*WHAT YOU WILL DO*:
Reproduce the listing exactly and skip over any pictures.

•••

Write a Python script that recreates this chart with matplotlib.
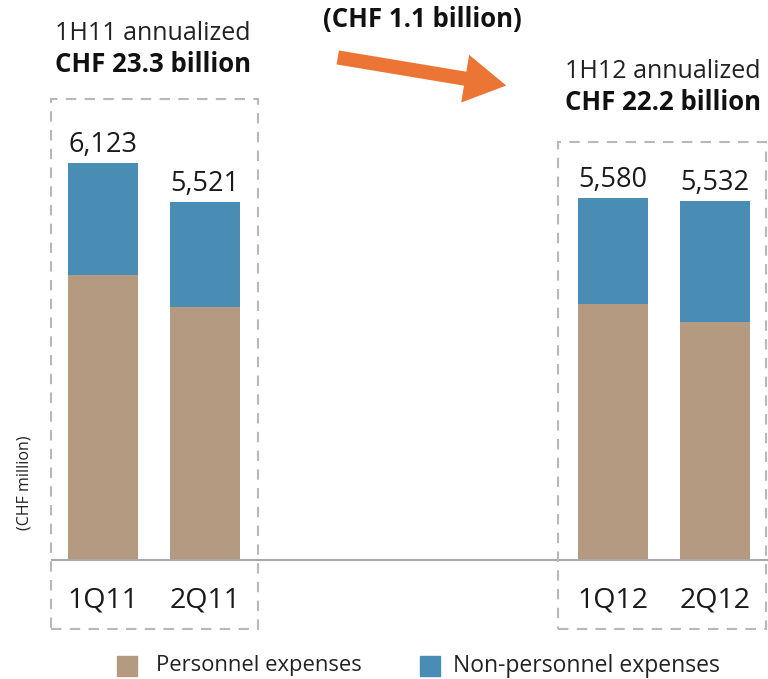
import matplotlib
matplotlib.use('Agg')
import matplotlib.pyplot as plt
from matplotlib.patches import Rectangle

plt.rcParams['font.family'] = ['Open Sans', 'DejaVu Sans']

# data (CHF million)
quarters = ['1Q11', '2Q11', '1Q12', '2Q12']
positions = [0, 1, 5, 6]
totals = [6123, 5521, 5580, 5532]
personnel = [4395, 3905, 3950, 3670]
non_personnel = [t - p for t, p in zip(totals, personnel)]
total_labels = ['6,123', '5,521', '5,580', '5,532']

PERSONNEL_COLOR = '#B59A82'
NON_PERSONNEL_COLOR = '#4A8DB4'
ARROW_COLOR = '#EC7434'
BOX_COLOR = '#B8B8B8'

W, H = 768, 679
fig = plt.figure(figsize=(W / 100, H / 100), dpi=100)


def fx(px):
    return px / W


def fy(py):
    # py measured from top of the picture
    return 1 - py / H


ax = fig.add_axes([fx(52), fy(560), fx(716), 460 / H])
ax.bar(positions, personnel, width=0.68, color=PERSONNEL_COLOR)
ax.bar(positions, non_personnel, width=0.68, bottom=personnel, color=NON_PERSONNEL_COLOR)
ax.set_xlim(-0.5, 6.52)
ax.set_ylim(0, 460 * 15.42)

for pos, tot, lab in zip(positions, totals, total_labels):
    ax.annotate(lab, (pos, tot), xytext=(0, 3), textcoords='offset points',
                ha='center', va='bottom', fontsize=19.5, color='#1a1a1a')

ax.set_xticks(positions)
ax.set_xticklabels(quarters, fontsize=20.5, color='#1a1a1a')
ax.tick_params(axis='x', length=0, pad=19)
ax.set_yticks([])
for s in ['top', 'right', 'left']:
    ax.spines[s].set_visible(False)
ax.spines['bottom'].set_color('#A8A8A8')
ax.spines['bottom'].set_linewidth(1.5)
ax.set_facecolor('none')

# dashed group boxes
for x0, y0, x1, y1 in [(51, 99, 258, 629), (558, 142, 766, 629)]:
    fig.patches.append(Rectangle((fx(x0), fy(y1)), fx(x1 - x0), (y1 - y0) / H,
                                 transform=fig.transFigure, fill=False,
                                 edgecolor=BOX_COLOR, linestyle=(0, (5, 4)),
                                 linewidth=1.5, zorder=0))

# headers
fig.text(fx(153), fy(34), '1H11 annualized', ha='center', va='center',
         fontsize=18, color='#222222')
fig.text(fx(153), fy(65), 'CHF 23.3 billion', ha='center', va='center',
         fontsize=18.5, fontweight='bold', color='#111111')
fig.text(fx(663), fy(72), '1H12 annualized', ha='center', va='center',
         fontsize=18, color='#222222')
fig.text(fx(663), fy(102), 'CHF 22.2 billion', ha='center', va='center',
         fontsize=18.5, fontweight='bold', color='#111111')
fig.text(fx(422), fy(20), '(CHF 1.1 billion)', ha='center', va='center',
         fontsize=18.5, fontweight='bold', color='#111111')

ax.annotate('', xy=(509, H - 86), xycoords='figure pixels',
            xytext=(335, H - 57), textcoords='figure pixels',
            arrowprops=dict(arrowstyle='simple,head_width=2.9,head_length=2.5,tail_width=0.85',
                            color=ARROW_COLOR, lw=0, mutation_scale=12))

fig.text(fx(25), fy(483), '(CHF million)', rotation=90, ha='center', va='center',
         fontsize=11.5, color='#222222')

# legend
fig.patches.append(Rectangle((fx(117), fy(676)), fx(20), 20 / H, transform=fig.transFigure,
                             color=PERSONNEL_COLOR))
fig.text(fx(156), fy(666), 'Personnel expenses', ha='left', va='center',
         fontsize=15.8, color='#222222')
fig.patches.append(Rectangle((fx(420), fy(676)), fx(20), 20 / H, transform=fig.transFigure,
                             color=NON_PERSONNEL_COLOR))
fig.text(fx(453), fy(666), 'Non-personnel expenses', ha='left', va='center',
         fontsize=16.5, color='#222222')

fig.savefig('out.png', dpi=100)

•••

*EXERCISE SOLUTION*:
Write a Python script that recreates this chart with matplotlib.
import matplotlib
matplotlib.use('Agg')
import matplotlib.pyplot as plt
from matplotlib.patches import Rectangle

plt.rcParams['font.family'] = ['Open Sans', 'DejaVu Sans']

# data (CHF million)
quarters = ['1Q11', '2Q11', '1Q12', '2Q12']
positions = [0, 1, 5, 6]
totals = [6123, 5521, 5580, 5532]
personnel = [4395, 3905, 3950, 3670]
non_personnel = [t - p for t, p in zip(totals, personnel)]
total_labels = ['6,123', '5,521', '5,580', '5,532']

PERSONNEL_COLOR = '#B59A82'
NON_PERSONNEL_COLOR = '#4A8DB4'
ARROW_COLOR = '#EC7434'
BOX_COLOR = '#B8B8B8'

W, H = 768, 679
fig = plt.figure(figsize=(W / 100, H / 100), dpi=100)


def fx(px):
    return px / W


def fy(py):
    # py measured from top of the picture
    return 1 - py / H


ax = fig.add_axes([fx(52), fy(560), fx(716), 460 / H])
ax.bar(positions, personnel, width=0.68, color=PERSONNEL_COLOR)
ax.bar(positions, non_personnel, width=0.68, bottom=personnel, color=NON_PERSONNEL_COLOR)
ax.set_xlim(-0.5, 6.52)
ax.set_ylim(0, 460 * 15.42)

for pos, tot, lab in zip(positions, totals, total_labels):
    ax.annotate(lab, (pos, tot), xytext=(0, 3), textcoords='offset points',
                ha='center', va='bottom', fontsize=19.5, color='#1a1a1a')

ax.set_xticks(positions)
ax.set_xticklabels(quarters, fontsize=20.5, color='#1a1a1a')
ax.tick_params(axis='x', length=0, pad=19)
ax.set_yticks([])
for s in ['top', 'right', 'left']:
    ax.spines[s].set_visible(False)
ax.spines['bottom'].set_color('#A8A8A8')
ax.spines['bottom'].set_linewidth(1.5)
ax.set_facecolor('none')

# dashed group boxes
for x0, y0, x1, y1 in [(51, 99, 258, 629), (558, 142, 766, 629)]:
    fig.patches.append(Rectangle((fx(x0), fy(y1)), fx(x1 - x0), (y1 - y0) / H,
                                 transform=fig.transFigure, fill=False,
                                 edgecolor=BOX_COLOR, linestyle=(0, (5, 4)),
                                 linewidth=1.5, zorder=0))

# headers
fig.text(fx(153), fy(34), '1H11 annualized', ha='center', va='center',
         fontsize=18, color='#222222')
fig.text(fx(153), fy(65), 'CHF 23.3 billion', ha='center', va='center',
         fontsize=18.5, fontweight='bold', color='#111111')
fig.text(fx(663), fy(72), '1H12 annualized', ha='center', va='center',
         fontsize=18, color='#222222')
fig.text(fx(663), fy(102), 'CHF 22.2 billion', ha='center', va='center',
         fontsize=18.5, fontweight='bold', color='#111111')
fig.text(fx(422), fy(20), '(CHF 1.1 billion)', ha='center', va='center',
         fontsize=18.5, fontweight='bold', color='#111111')

ax.annotate('', xy=(509, H - 86), xycoords='figure pixels',
            xytext=(335, H - 57), textcoords='figure pixels',
            arrowprops=dict(arrowstyle='simple,head_width=2.9,head_length=2.5,tail_width=0.85',
                            color=ARROW_COLOR, lw=0, mutation_scale=12))

fig.text(fx(25), fy(483), '(CHF million)', rotation=90, ha='center', va='center',
         fontsize=11.5, color='#222222')

# legend
fig.patches.append(Rectangle((fx(117), fy(676)), fx(20), 20 / H, transform=fig.transFigure,
                             color=PERSONNEL_COLOR))
fig.text(fx(156), fy(666), 'Personnel expenses', ha='left', va='center',
         fontsize=15.8, color='#222222')
fig.patches.append(Rectangle((fx(420), fy(676)), fx(20), 20 / H, transform=fig.transFigure,
                             color=NON_PERSONNEL_COLOR))
fig.text(fx(453), fy(666), 'Non-personnel expenses', ha='left', va='center',
         fontsize=16.5, color='#222222')

fig.savefig('out.png', dpi=100)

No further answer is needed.